◆ Set exercise: Go through the listing and set it down exactly, leaving out its pictures.

◆ Data extract:
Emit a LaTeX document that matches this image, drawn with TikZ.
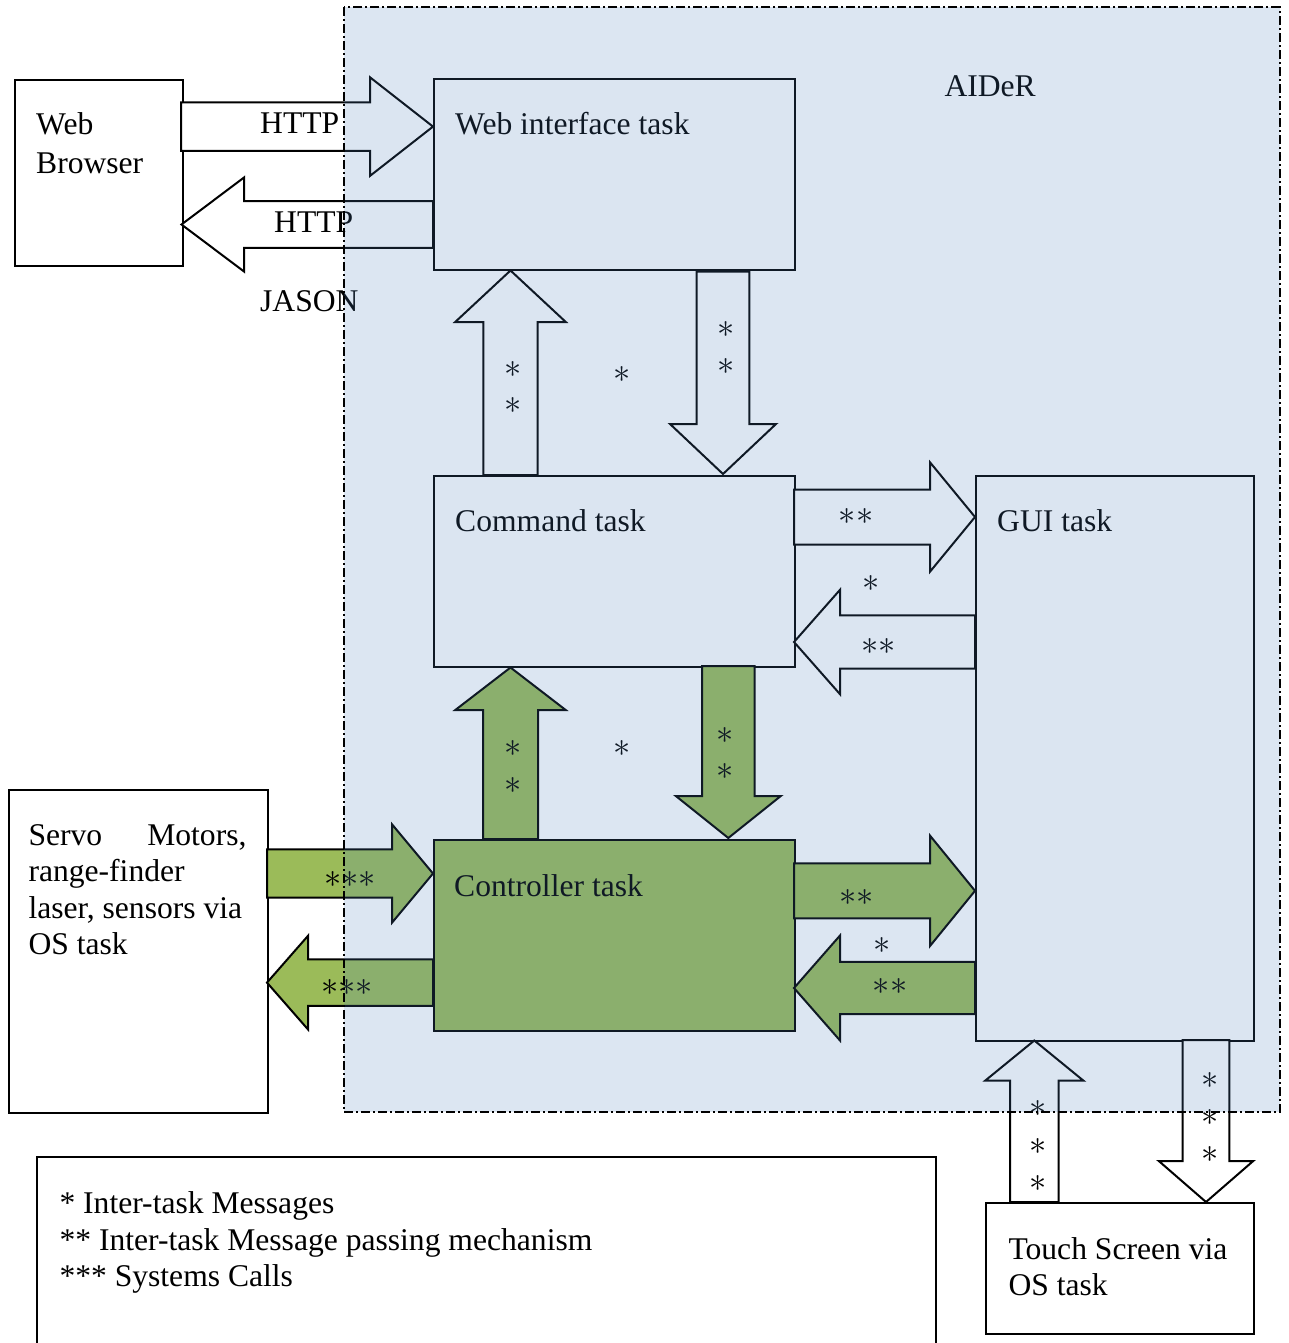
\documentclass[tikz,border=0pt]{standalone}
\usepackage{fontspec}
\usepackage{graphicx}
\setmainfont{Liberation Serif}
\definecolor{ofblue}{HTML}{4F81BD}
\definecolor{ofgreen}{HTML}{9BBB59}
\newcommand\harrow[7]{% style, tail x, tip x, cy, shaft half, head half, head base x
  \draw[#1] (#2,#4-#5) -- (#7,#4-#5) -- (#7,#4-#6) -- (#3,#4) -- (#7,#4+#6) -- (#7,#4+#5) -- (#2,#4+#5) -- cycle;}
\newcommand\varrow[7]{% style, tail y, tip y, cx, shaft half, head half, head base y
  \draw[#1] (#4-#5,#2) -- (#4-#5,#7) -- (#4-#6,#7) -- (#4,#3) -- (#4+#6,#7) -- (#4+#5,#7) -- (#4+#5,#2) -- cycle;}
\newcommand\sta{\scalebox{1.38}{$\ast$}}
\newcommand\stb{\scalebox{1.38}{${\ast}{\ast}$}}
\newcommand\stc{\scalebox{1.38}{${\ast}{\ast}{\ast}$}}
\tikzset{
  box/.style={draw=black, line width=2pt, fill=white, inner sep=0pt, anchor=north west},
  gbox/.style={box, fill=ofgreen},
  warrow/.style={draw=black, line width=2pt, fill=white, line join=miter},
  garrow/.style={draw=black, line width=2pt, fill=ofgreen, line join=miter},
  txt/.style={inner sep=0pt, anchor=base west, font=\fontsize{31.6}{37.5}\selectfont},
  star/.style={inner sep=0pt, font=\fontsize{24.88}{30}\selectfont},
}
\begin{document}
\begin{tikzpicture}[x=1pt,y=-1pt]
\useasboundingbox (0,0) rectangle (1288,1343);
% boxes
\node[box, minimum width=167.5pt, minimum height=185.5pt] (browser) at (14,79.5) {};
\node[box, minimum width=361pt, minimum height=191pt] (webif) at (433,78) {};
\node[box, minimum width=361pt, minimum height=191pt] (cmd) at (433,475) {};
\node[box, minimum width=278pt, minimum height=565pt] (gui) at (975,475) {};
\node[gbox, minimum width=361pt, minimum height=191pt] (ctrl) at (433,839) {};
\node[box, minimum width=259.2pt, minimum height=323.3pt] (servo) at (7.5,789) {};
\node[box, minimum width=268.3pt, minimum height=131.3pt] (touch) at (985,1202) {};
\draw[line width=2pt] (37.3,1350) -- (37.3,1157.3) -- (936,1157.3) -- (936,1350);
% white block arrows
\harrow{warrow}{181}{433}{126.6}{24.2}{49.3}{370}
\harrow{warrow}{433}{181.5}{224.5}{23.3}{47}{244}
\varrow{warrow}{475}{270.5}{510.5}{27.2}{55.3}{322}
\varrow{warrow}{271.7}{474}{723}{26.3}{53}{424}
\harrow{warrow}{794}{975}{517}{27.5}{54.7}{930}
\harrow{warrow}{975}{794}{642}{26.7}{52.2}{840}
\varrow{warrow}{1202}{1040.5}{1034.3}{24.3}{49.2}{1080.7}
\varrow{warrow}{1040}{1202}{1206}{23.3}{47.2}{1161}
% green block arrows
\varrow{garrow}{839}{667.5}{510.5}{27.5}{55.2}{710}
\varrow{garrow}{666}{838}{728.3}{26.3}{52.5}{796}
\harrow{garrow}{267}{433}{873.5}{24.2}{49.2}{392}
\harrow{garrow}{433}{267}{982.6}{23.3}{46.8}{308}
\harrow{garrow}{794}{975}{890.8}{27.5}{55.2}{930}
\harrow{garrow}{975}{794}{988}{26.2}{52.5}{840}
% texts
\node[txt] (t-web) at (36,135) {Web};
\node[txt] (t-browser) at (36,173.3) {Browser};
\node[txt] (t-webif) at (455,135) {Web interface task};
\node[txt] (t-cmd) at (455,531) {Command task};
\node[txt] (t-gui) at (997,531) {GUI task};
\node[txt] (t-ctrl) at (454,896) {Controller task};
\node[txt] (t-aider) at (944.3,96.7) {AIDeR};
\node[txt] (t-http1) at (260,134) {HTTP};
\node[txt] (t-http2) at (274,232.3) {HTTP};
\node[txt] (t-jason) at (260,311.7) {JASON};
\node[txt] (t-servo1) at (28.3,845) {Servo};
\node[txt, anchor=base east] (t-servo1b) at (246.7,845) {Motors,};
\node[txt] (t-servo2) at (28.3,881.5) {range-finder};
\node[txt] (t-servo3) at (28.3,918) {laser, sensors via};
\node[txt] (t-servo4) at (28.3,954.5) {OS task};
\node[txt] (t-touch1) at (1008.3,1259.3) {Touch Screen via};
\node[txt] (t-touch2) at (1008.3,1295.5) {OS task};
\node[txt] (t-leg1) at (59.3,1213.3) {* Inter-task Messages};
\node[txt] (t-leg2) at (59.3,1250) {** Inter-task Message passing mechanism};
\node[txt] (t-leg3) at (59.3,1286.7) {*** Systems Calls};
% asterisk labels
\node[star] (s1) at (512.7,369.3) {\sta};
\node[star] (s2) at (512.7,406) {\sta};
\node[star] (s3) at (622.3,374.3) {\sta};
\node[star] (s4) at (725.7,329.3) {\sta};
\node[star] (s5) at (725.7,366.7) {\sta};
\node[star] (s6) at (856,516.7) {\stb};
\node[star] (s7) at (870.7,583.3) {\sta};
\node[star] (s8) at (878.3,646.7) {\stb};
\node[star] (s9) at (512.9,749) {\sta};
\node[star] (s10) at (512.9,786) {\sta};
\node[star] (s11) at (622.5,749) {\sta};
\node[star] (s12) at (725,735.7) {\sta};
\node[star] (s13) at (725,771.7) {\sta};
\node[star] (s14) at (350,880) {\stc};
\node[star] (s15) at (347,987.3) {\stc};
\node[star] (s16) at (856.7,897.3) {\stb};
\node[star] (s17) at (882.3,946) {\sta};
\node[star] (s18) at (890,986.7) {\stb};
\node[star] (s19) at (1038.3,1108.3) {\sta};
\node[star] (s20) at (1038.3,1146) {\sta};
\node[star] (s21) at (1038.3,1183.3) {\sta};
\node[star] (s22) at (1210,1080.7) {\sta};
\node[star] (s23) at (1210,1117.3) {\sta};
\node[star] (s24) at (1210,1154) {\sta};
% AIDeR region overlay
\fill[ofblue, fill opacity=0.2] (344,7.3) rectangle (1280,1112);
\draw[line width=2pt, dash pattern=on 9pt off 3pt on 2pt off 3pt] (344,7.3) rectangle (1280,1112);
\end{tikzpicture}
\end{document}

◆ Completed exercise:
Emit a LaTeX document that matches this image, drawn with TikZ.
\documentclass[tikz,border=0pt]{standalone}
\usepackage{fontspec}
\usepackage{graphicx}
\setmainfont{Liberation Serif}
\definecolor{ofblue}{HTML}{4F81BD}
\definecolor{ofgreen}{HTML}{9BBB59}
\newcommand\harrow[7]{% style, tail x, tip x, cy, shaft half, head half, head base x
  \draw[#1] (#2,#4-#5) -- (#7,#4-#5) -- (#7,#4-#6) -- (#3,#4) -- (#7,#4+#6) -- (#7,#4+#5) -- (#2,#4+#5) -- cycle;}
\newcommand\varrow[7]{% style, tail y, tip y, cx, shaft half, head half, head base y
  \draw[#1] (#4-#5,#2) -- (#4-#5,#7) -- (#4-#6,#7) -- (#4,#3) -- (#4+#6,#7) -- (#4+#5,#7) -- (#4+#5,#2) -- cycle;}
\newcommand\sta{\scalebox{1.38}{$\ast$}}
\newcommand\stb{\scalebox{1.38}{${\ast}{\ast}$}}
\newcommand\stc{\scalebox{1.38}{${\ast}{\ast}{\ast}$}}
\tikzset{
  box/.style={draw=black, line width=2pt, fill=white, inner sep=0pt, anchor=north west},
  gbox/.style={box, fill=ofgreen},
  warrow/.style={draw=black, line width=2pt, fill=white, line join=miter},
  garrow/.style={draw=black, line width=2pt, fill=ofgreen, line join=miter},
  txt/.style={inner sep=0pt, anchor=base west, font=\fontsize{31.6}{37.5}\selectfont},
  star/.style={inner sep=0pt, font=\fontsize{24.88}{30}\selectfont},
}
\begin{document}
\begin{tikzpicture}[x=1pt,y=-1pt]
\useasboundingbox (0,0) rectangle (1288,1343);
% boxes
\node[box, minimum width=167.5pt, minimum height=185.5pt] (browser) at (14,79.5) {};
\node[box, minimum width=361pt, minimum height=191pt] (webif) at (433,78) {};
\node[box, minimum width=361pt, minimum height=191pt] (cmd) at (433,475) {};
\node[box, minimum width=278pt, minimum height=565pt] (gui) at (975,475) {};
\node[gbox, minimum width=361pt, minimum height=191pt] (ctrl) at (433,839) {};
\node[box, minimum width=259.2pt, minimum height=323.3pt] (servo) at (7.5,789) {};
\node[box, minimum width=268.3pt, minimum height=131.3pt] (touch) at (985,1202) {};
\draw[line width=2pt] (37.3,1350) -- (37.3,1157.3) -- (936,1157.3) -- (936,1350);
% white block arrows
\harrow{warrow}{181}{433}{126.6}{24.2}{49.3}{370}
\harrow{warrow}{433}{181.5}{224.5}{23.3}{47}{244}
\varrow{warrow}{475}{270.5}{510.5}{27.2}{55.3}{322}
\varrow{warrow}{271.7}{474}{723}{26.3}{53}{424}
\harrow{warrow}{794}{975}{517}{27.5}{54.7}{930}
\harrow{warrow}{975}{794}{642}{26.7}{52.2}{840}
\varrow{warrow}{1202}{1040.5}{1034.3}{24.3}{49.2}{1080.7}
\varrow{warrow}{1040}{1202}{1206}{23.3}{47.2}{1161}
% green block arrows
\varrow{garrow}{839}{667.5}{510.5}{27.5}{55.2}{710}
\varrow{garrow}{666}{838}{728.3}{26.3}{52.5}{796}
\harrow{garrow}{267}{433}{873.5}{24.2}{49.2}{392}
\harrow{garrow}{433}{267}{982.6}{23.3}{46.8}{308}
\harrow{garrow}{794}{975}{890.8}{27.5}{55.2}{930}
\harrow{garrow}{975}{794}{988}{26.2}{52.5}{840}
% texts
\node[txt] (t-web) at (36,135) {Web};
\node[txt] (t-browser) at (36,173.3) {Browser};
\node[txt] (t-webif) at (455,135) {Web interface task};
\node[txt] (t-cmd) at (455,531) {Command task};
\node[txt] (t-gui) at (997,531) {GUI task};
\node[txt] (t-ctrl) at (454,896) {Controller task};
\node[txt] (t-aider) at (944.3,96.7) {AIDeR};
\node[txt] (t-http1) at (260,134) {HTTP};
\node[txt] (t-http2) at (274,232.3) {HTTP};
\node[txt] (t-jason) at (260,311.7) {JASON};
\node[txt] (t-servo1) at (28.3,845) {Servo};
\node[txt, anchor=base east] (t-servo1b) at (246.7,845) {Motors,};
\node[txt] (t-servo2) at (28.3,881.5) {range-finder};
\node[txt] (t-servo3) at (28.3,918) {laser, sensors via};
\node[txt] (t-servo4) at (28.3,954.5) {OS task};
\node[txt] (t-touch1) at (1008.3,1259.3) {Touch Screen via};
\node[txt] (t-touch2) at (1008.3,1295.5) {OS task};
\node[txt] (t-leg1) at (59.3,1213.3) {* Inter-task Messages};
\node[txt] (t-leg2) at (59.3,1250) {** Inter-task Message passing mechanism};
\node[txt] (t-leg3) at (59.3,1286.7) {*** Systems Calls};
% asterisk labels
\node[star] (s1) at (512.7,369.3) {\sta};
\node[star] (s2) at (512.7,406) {\sta};
\node[star] (s3) at (622.3,374.3) {\sta};
\node[star] (s4) at (725.7,329.3) {\sta};
\node[star] (s5) at (725.7,366.7) {\sta};
\node[star] (s6) at (856,516.7) {\stb};
\node[star] (s7) at (870.7,583.3) {\sta};
\node[star] (s8) at (878.3,646.7) {\stb};
\node[star] (s9) at (512.9,749) {\sta};
\node[star] (s10) at (512.9,786) {\sta};
\node[star] (s11) at (622.5,749) {\sta};
\node[star] (s12) at (725,735.7) {\sta};
\node[star] (s13) at (725,771.7) {\sta};
\node[star] (s14) at (350,880) {\stc};
\node[star] (s15) at (347,987.3) {\stc};
\node[star] (s16) at (856.7,897.3) {\stb};
\node[star] (s17) at (882.3,946) {\sta};
\node[star] (s18) at (890,986.7) {\stb};
\node[star] (s19) at (1038.3,1108.3) {\sta};
\node[star] (s20) at (1038.3,1146) {\sta};
\node[star] (s21) at (1038.3,1183.3) {\sta};
\node[star] (s22) at (1210,1080.7) {\sta};
\node[star] (s23) at (1210,1117.3) {\sta};
\node[star] (s24) at (1210,1154) {\sta};
% AIDeR region overlay
\fill[ofblue, fill opacity=0.2] (344,7.3) rectangle (1280,1112);
\draw[line width=2pt, dash pattern=on 9pt off 3pt on 2pt off 3pt] (344,7.3) rectangle (1280,1112);
\end{tikzpicture}
\end{document}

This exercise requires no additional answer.